I came out of a bad relationship at the tender age of 21 and was completely anti-men. My girlfriends told me I was the best contraceptive going, because if any man thought about approaching me on a night out, he would soon change his mind and run a mile with the reaction I would give him.
After a while I began to chill out slightly. I worked in a bar in town and met most of my ‘dates’ in there – which clearly wasn’t the best way to go about it judging by the clientele. Anyway, one night I was being my usual fed-up and sarcastic self to some idiot drunk leaning over the bar, when his friend sidled up sober as a judge, apologised for his friends behaviour and said he liked girls like me who took no crap, he was highly entertained by the way I spoke to his friend, and did I fancy going out one night. He was 10 years older than me and seemed nice enough. I’ll call him (S).
We went out, he was really cool, really funny, had me in stitches, the conversation just flowed and he was great company. Problem? I wasn’t in the slightest bit attracted to him. He was a nice enough looking guy, but there was not even the tiniest spark there. He would have made a fantastic friend, but nothing more. However, giving him the benefit of the doubt I agreed to date number 2. He came over with wine, a DVD and he cooked me dinner. Again it was a lovely evening but it was like spending it with my best male friend. Any spark developing? No. I knew I couldn’t lead him on and go for date 3. He told me he’d won a competition to go to Paris and wanted to take me. Whoa – slow down cowboy! Well he kept calling me and I ignored the calls thinking he’d take the hint. He didn’t. He drove Lorries so just happened to ‘drop-by’ one day at 9am!!! I wasn’t up and I never answered the door unless I was expecting someone, so I ignored the door. He text me to say it was him and he’d just parked the lorry up and though he’d pop over. WTF? Where was the lorry????? I lived in a Close!!
Still not getting the hint to my lack of response, I spoke to my mum about it. She told me what to do. So I text (S) and said he was a lovely guy, but my Counsellor told me that I shouldn’t be getting involved with anyone at my ‘stage of therapy’ – especially with the medication I was on.
I never heard from him again. Thanks mum.
I met another guy when I was at work (do you see a pattern forming here?). I’ll call him (R). We went out and he sat there talking about himself most of the night (yawn), and he told me he liked small women, about a size 6-8, blonde hair, who wore short skirts and high heels, were demure, quiet and basically had no opinion and spoke when spoken to. Okay the last bit weren’t his EXACT words, but I sussed that one out. So I sat there wandering WHY had he asked ME out? I was size 10, brunette, wearing jeans and a top, and I’m stroppy and extremely opinionated. Mmmmm. Not sure this was going to work.

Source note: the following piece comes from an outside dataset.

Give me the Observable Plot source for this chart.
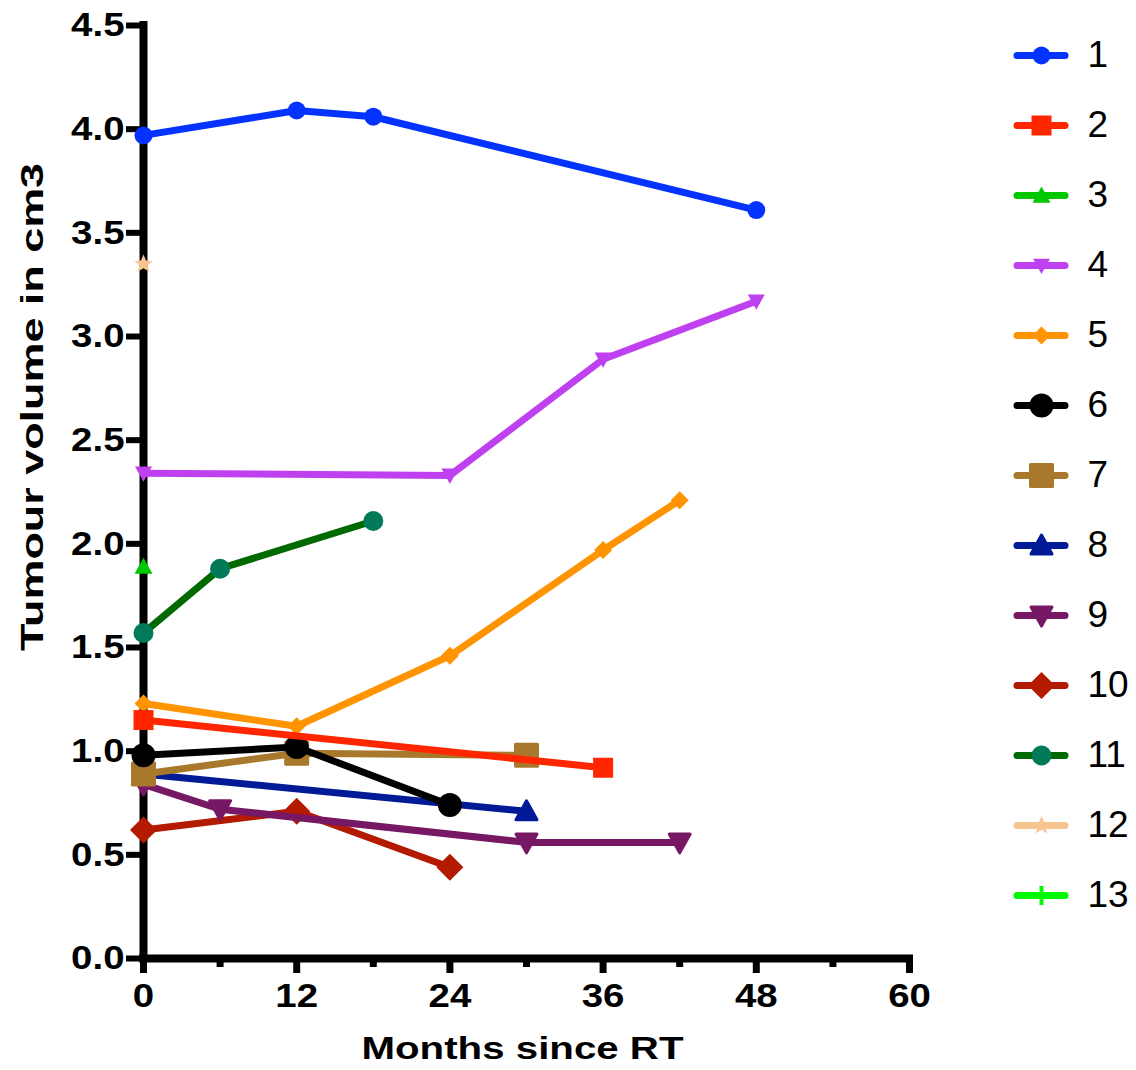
<!DOCTYPE html>
<html>
<head>
<meta charset="utf-8">
<script src="https://cdn.jsdelivr.net/npm/d3@7"></script>
<script src="https://cdn.jsdelivr.net/npm/@observablehq/plot@0.6"></script>
<style>
  html, body { margin: 0; padding: 0; background: #fff; }
  #wrap { position: relative; width: 1136px; height: 1070px; overflow: hidden; }
  #wrap svg { position: absolute; top: 0; }
</style>
</head>
<body>
<div id="wrap"></div>
<script>
// ---------- data ----------
const patients = ["1","2","3","4","5","6","7","8","9","10","11","12","13"];
const months = [
  [0, 12, 18, 48],
  [0, 36],
  [0],
  [0, 24, 36, 48],
  [0, 12, 24, 36, 42],
  [0, 12, 24],
  [0, 12, 30],
  [0, 30],
  [0, 6, 30, 42],
  [0, 12, 24],
  [0, 6, 18],
  [0],
  []
];
const volumes = [
  [3.97, 4.09, 4.06, 3.61],
  [1.15, 0.92],
  [1.89],
  [2.34, 2.33, 2.89, 3.17],
  [1.23, 1.12, 1.46, 1.97, 2.21],
  [0.98, 1.02, 0.74],
  [0.89, 0.99, 0.98],
  [0.89, 0.71],
  [0.84, 0.72, 0.56, 0.56],
  [0.62, 0.71, 0.44],
  [1.57, 1.88, 2.11],
  [3.35],
  []
];
const lineColors   = ["#0433FF","#FF2600","#00C800","#BF40EF","#FF9300","#000000","#A8792C","#011A96","#761863","#B31A00","#006A00","#F8C490","#00F900"];
const markerColors = ["#0433FF","#FF2600","#00C800","#BF40EF","#FF9300","#000000","#A8792C","#011A96","#761863","#B31A00","#007A58","#F8C490","#00F900"];
const markerShapes = ["circle","square","triangle","triangleDown","diamond","circle","square","triangle","triangleDown","diamond","circle","star","plus"];
const markerRadii  = [9, 10, 9, 8.5, 9, 12, 11, 10.5, 10.5, 13.5, 10, 9.5, 9.5];
const markerRound  = [0, 0, 0, 0, 0, 0, 3, 3, 3, 0, 0, 0, 0];
const xTicks = [0, 12, 24, 36, 48, 60];
const xMinorTicks = [6, 18, 30, 42, 54];
const yTicks = [0, 0.5, 1, 1.5, 2, 2.5, 3, 3.5, 4, 4.5];
const xLabel = "Months since RT";
const yLabel = "Tumour volume in cm3";

// ---------- symbols ----------
function makeSymbol(kind) {
  return {
    draw(ctx, size) {
      const r = Math.sqrt(size / Math.PI);
      if (kind === "circle") { ctx.moveTo(r, 0); ctx.arc(0, 0, r, 0, 2 * Math.PI); }
      else if (kind === "square") { ctx.rect(-r, -r, 2 * r, 2 * r); }
      else if (kind === "triangle") { ctx.moveTo(0, -r); ctx.lineTo(r, r * 0.8); ctx.lineTo(-r, r * 0.8); ctx.closePath(); }
      else if (kind === "triangleDown") { ctx.moveTo(0, r); ctx.lineTo(r, -r * 0.8); ctx.lineTo(-r, -r * 0.8); ctx.closePath(); }
      else if (kind === "diamond") { ctx.moveTo(0, -r); ctx.lineTo(r, 0); ctx.lineTo(0, r); ctx.lineTo(-r, 0); ctx.closePath(); }
      else if (kind === "star") {
        for (let k = 0; k < 10; ++k) {
          const a = -Math.PI / 2 + k * Math.PI / 5;
          const rr = k % 2 ? r * 0.45 : r;
          const px = rr * Math.cos(a), py = rr * Math.sin(a);
          k ? ctx.lineTo(px, py) : ctx.moveTo(px, py);
        }
        ctx.closePath();
      } else if (kind === "plus") {
        const w = r * 0.42;
        ctx.rect(-r, -w / 2, 2 * r, w);
        ctx.rect(-w / 2, -r, w, 2 * r);
      }
    }
  };
}

function seriesRows(i) { return months[i].map((m, j) => ({month: m, volume: volumes[i][j]})); }

function dotOptions(i, extra) {
  return Object.assign({
    r: markerRadii[i],
    symbol: makeSymbol(markerShapes[i]),
    fill: markerColors[i],
    stroke: markerRound[i] ? markerColors[i] : "none",
    strokeWidth: markerRound[i],
    strokeLinejoin: "round"
  }, extra);
}

// ---------- main chart ----------
const seriesMarks = [];
for (let i = patients.length - 1; i >= 0; --i) {
  const rows = seriesRows(i);
  seriesMarks.push(Plot.line(rows, {x: "month", y: "volume", stroke: lineColors[i], strokeWidth: 7, strokeLinejoin: "round"}));
  seriesMarks.push(Plot.dot(rows, dotOptions(i, {x: "month", y: "volume"})));
}

const fontFamily = "'Liberation Sans', Arial, Helvetica, sans-serif";

const chart = Plot.plot({
  width: 1136,
  height: 1070,
  marginLeft: 143,
  marginRight: 227,
  marginTop: 25,
  marginBottom: 112,
  x: {domain: [0, 60]},
  y: {domain: [0, 4.5]},
  style: {fontFamily, background: "transparent", color: "#000", overflow: "visible"},
  marks: [
    Plot.axisX(xTicks, {tickSize: 15, strokeWidth: 7, tickPadding: 9, fontSize: 34, fontWeight: "bold", tickFormat: d => String(d), label: null}),
    Plot.axisX(xMinorTicks, {tickSize: 9, strokeWidth: 7, tickFormat: () => "", label: null}),
    Plot.axisY(yTicks, {tickSize: 17, strokeWidth: 6, tickPadding: 2, fontSize: 34, fontWeight: "bold", tickFormat: d => d.toFixed(1), label: null}),
    Plot.ruleY([0], {x1: 0, x2: 60, stroke: "#000", strokeWidth: 8, strokeLinecap: "square"}),
    Plot.ruleX([0], {y1: 0, y2: 4.5, stroke: "#000", strokeWidth: 8, strokeLinecap: "square"}),
    ...seriesMarks,
    Plot.text([xLabel], {frameAnchor: "bottom", textAnchor: "middle", dx: -4, dy: 91, lineAnchor: "middle", fontSize: 31, fontWeight: "bold", fill: "#000"}),
    Plot.text([yLabel], {frameAnchor: "left", textAnchor: "middle", rotate: -90, dx: -110, dy: -85, lineAnchor: "middle", fontSize: 31, fontWeight: "bold", fill: "#000"})
  ]
});
chart.style.left = "0px";

// ---------- legend ----------
const legendMarks = [
  Plot.ruleY(patients, {y: d => d, x1: 0, x2: 1, stroke: (d, i) => lineColors[i], strokeWidth: 7, strokeLinecap: "round"})
];
patients.forEach((p, i) => {
  legendMarks.push(Plot.dot([p], dotOptions(i, {x: () => 0.5, y: d => d})));
});
legendMarks.push(Plot.text(patients, {x: () => 1, y: d => d, dx: 22, textAnchor: "start", lineAnchor: "middle", fontSize: 37, fill: "#000"}));

const legend = Plot.plot({
  width: 136,
  height: 1070,
  margin: 0,
  x: {domain: [0, 1], range: [17, 65], axis: null},
  y: {type: "point", domain: patients, range: [55, 895], padding: 0, axis: null},
  color: {type: "identity"},
  style: {fontFamily, background: "transparent", overflow: "visible"},
  marks: legendMarks
});
legend.style.left = "1000px";

const wrap = document.getElementById("wrap");
wrap.appendChild(chart);
wrap.appendChild(legend);

// the reference's bold lettering is wider than Liberation Sans: stretch texts
function stretch(el, len) {
  el.setAttribute("textLength", len);
  el.setAttribute("lengthAdjust", "spacingAndGlyphs");
}
chart.querySelectorAll("text").forEach(el => {
  const t = el.textContent;
  if (!t) return;
  if (t === xLabel) stretch(el, 322);
  else if (t === yLabel) stretch(el, 488);
  else stretch(el, el.getComputedTextLength() * 1.13);
});
</script>
</body>
</html>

I’ve always found that the 1st dates are a bit awkward so I like to give it a second go before I make my mind up. So he came over with a bottle of red wine, crackers and cheese to nibble on. I’m a white wine girl, and I detest cheese. Mmmmm. Really not convinced about this one. I also didn’t like the way he shoved my cat off his lap. I’m a huge animal lover and my little cat is so friendly and likes nothing more than sitting on laps. Shoving her away was a big black mark against this guy. (Yes – I am going to end up that crazy cat woman, found weeks after my death half eaten by Fluffy and Snookins). I decided by the end of the evening there was definitely NOT going to be a date number 3.
He came into my work to see me. I hid and hissed to the other barmaid to serve him and tell him I was busy. She thought this was hilarious and decided to wind me up profusely about this. I didn’t dare come out of the kitchen and stood praying he’d get the hint, finish his drink and leave. He didn’t. DAMN him!!! I had to tell him I was really busy and didn’t have time to talk. He left. He called, I ignored him. He took the hint and left me alone.
About 2 years later I get a text from an unknown number asking how I was and asking if they could come and see me. I asked who it was, and (R) replied it was him. I actually had to go to bed and sleep on it racking my brains to who (R) was. In the morning it came to me, so imagine my surprise that he’d text, and imagine my surprise that he still had my number. He text again saying he wasn’t sure if we had parted on good terms or not. I said not really. He replied he thought we’d got on really well and he was coming to the area and would like to ‘hook up’. I said we didn’t have anything in common; he obviously liked women who are the total opposite to me. He said that wasn’t true. So I said I liked men who were the total opposite to him. Silence. He took the hint.
Next up was a guy I met through my sister’s boyfriend whilst clubbing in London. He was part of a big group of us. He was great when I was drunk, or high on dancing. We saw each other like this for the first several times. When he came over to mine and we were sober, I realised he had the worst monotone voice – EVER! I wanted to shake him to get some expression into his speaking. I remember I sat on the sofa watching his mouth, not listening to a word he said, just hearing the drone of his voice. When I shut the door on him I knew that was it. Goodbye. I got into a 7 year relationship with his best mate instead.
Dating. God its hard work. And most of the time tediously dull. Please don’t make me do it again!!!!!!